Wednesday, January 29, 2014

Shocking News: Stephen Hawking says light can indeed escape black holes

I wanted to slowly ease our way into the topic of black holes, one of the most intriguing and mysterious objects of the universe that's been the subject of debate for decades. But famed theoretical physicist Stephen Hawking's newly published paper about black holes shocked the world on Sunday - it would be a shame not to talk about it, so i apologize for jumping ahead!

In his four-page paper titled "Information Preservation and Weather Forecasting for Black Holes" published through ArXiv.org, an archive for electronic preprints of scientific papers, Hawking causes a string of contradictions by revising the very view that gave rise to his reputation. Instead of being lost forever, he now claims that matter that fall into black holes can indeed come back out!

Dr. Stephen Hawking shocks the world again with his latest revelations on black holes.

This is a lot to take in, I know.

Let me try to paint a picture for you here - our galaxy, the Milky Way, and the billions of galaxies beyond ours, are scattered with giant, scary vortexes weaved into the fabric of the universe that act as eternal vacuums, called black holes. A black hole forms when a very massive star collapses and dies. It implodes and sucks in everything around it that crosses the point of no return, called the event horizon. Nothing, not even light, can escape. In theory, only stuff that travels faster than the speed of light can escape (nothing does, to human knowledge) and information that disappeared inside a black hole is lost forever. Simply put, you do not want to leave your car keys near a black hole. 


An artist's interpretation of a massive black hole.

HOWEVER, in Hawking's new eyebrow-raising statement, he's suggesting that things that fall into these dense radiation whirlpools CAN actually escape. Instead of a well-defined point of no return ("event horizon"), Hawking claims that these massive vortexes have chaotic and turbulent edges that fluctuate greatly ("apparent horizons"), and anything that falls in will be fired back out in a scrambled, unrecognized form.

Relief for astronauts, I guess. Not really.

A computer-generated illustration of a black hole consuming nearby gas clouds and matter.

In summary - black holes do exist, but they might be gray after all. This was a lot for me to take in as Hawking's classic black hole theory laid the foundation for my understanding of these extraterrestrial objects. It must be 100 times harder for Hawking to come out and admit that he's been wrong. But pride aside, they're all theories for now until the day we go out there and come across a black hole face to face. But hey,  now there's a chance we can make it back out alive to tell the story.






Saturday, January 25, 2014

Welcome to My Universe

My interest in space started about 5 years ago in my bedroom. I randomly came across a thin paperback lying in my family's bookshelf, Black Holes and Baby Universes and Other Essays, by Stephen Hawking. I say "random" because it clearly did not belong to me, it also did not belong to my father who doesn't read English books, let alone one on such a niche topic.

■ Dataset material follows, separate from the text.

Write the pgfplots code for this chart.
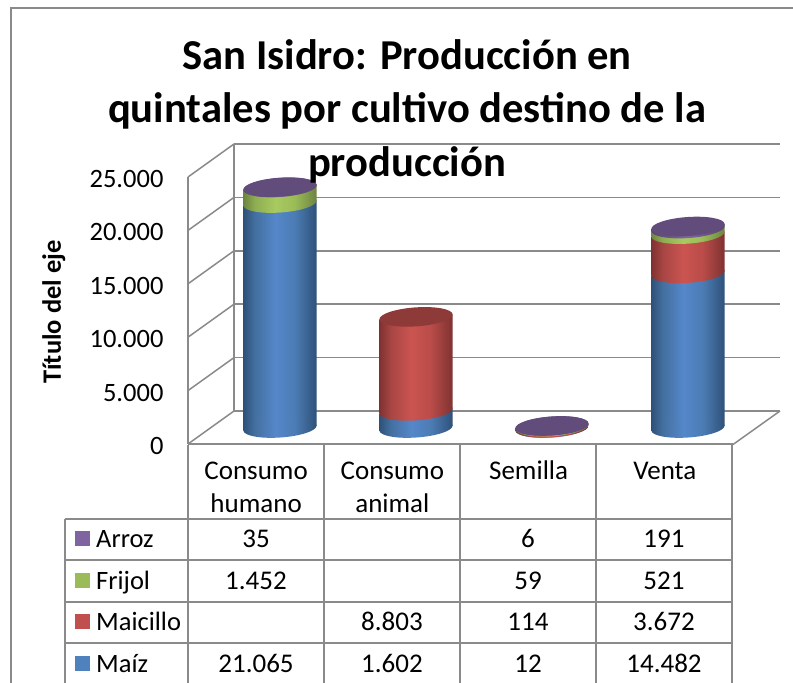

Out of curiosity (and boredom during my unemployed days), I flipped open the book and was not able to put it down until I finished all 161 pages! I cannot begin to describe how fascinated I was with our mysterious universe. How can something get sucked into a black hole and disappear? How can a twin return from space travel and age less than the other twin? Why are we seeing the light of the early days of a distant star when it is actually dying? How did it all begin and was there a beginning at all to this infinity? Why? Why? Why??? I was desparate to know all the answers!


To this day it still remains a mystery who this book belongs to, but without it I would never have begun to appreciate this extraordinary man Stephen Hawking and our extraordinary cosmos. I hope to take you with me on a voyage to outer space (without the hefty price tag) and show you what's beyond the silver-lined clouds and the dark night sky.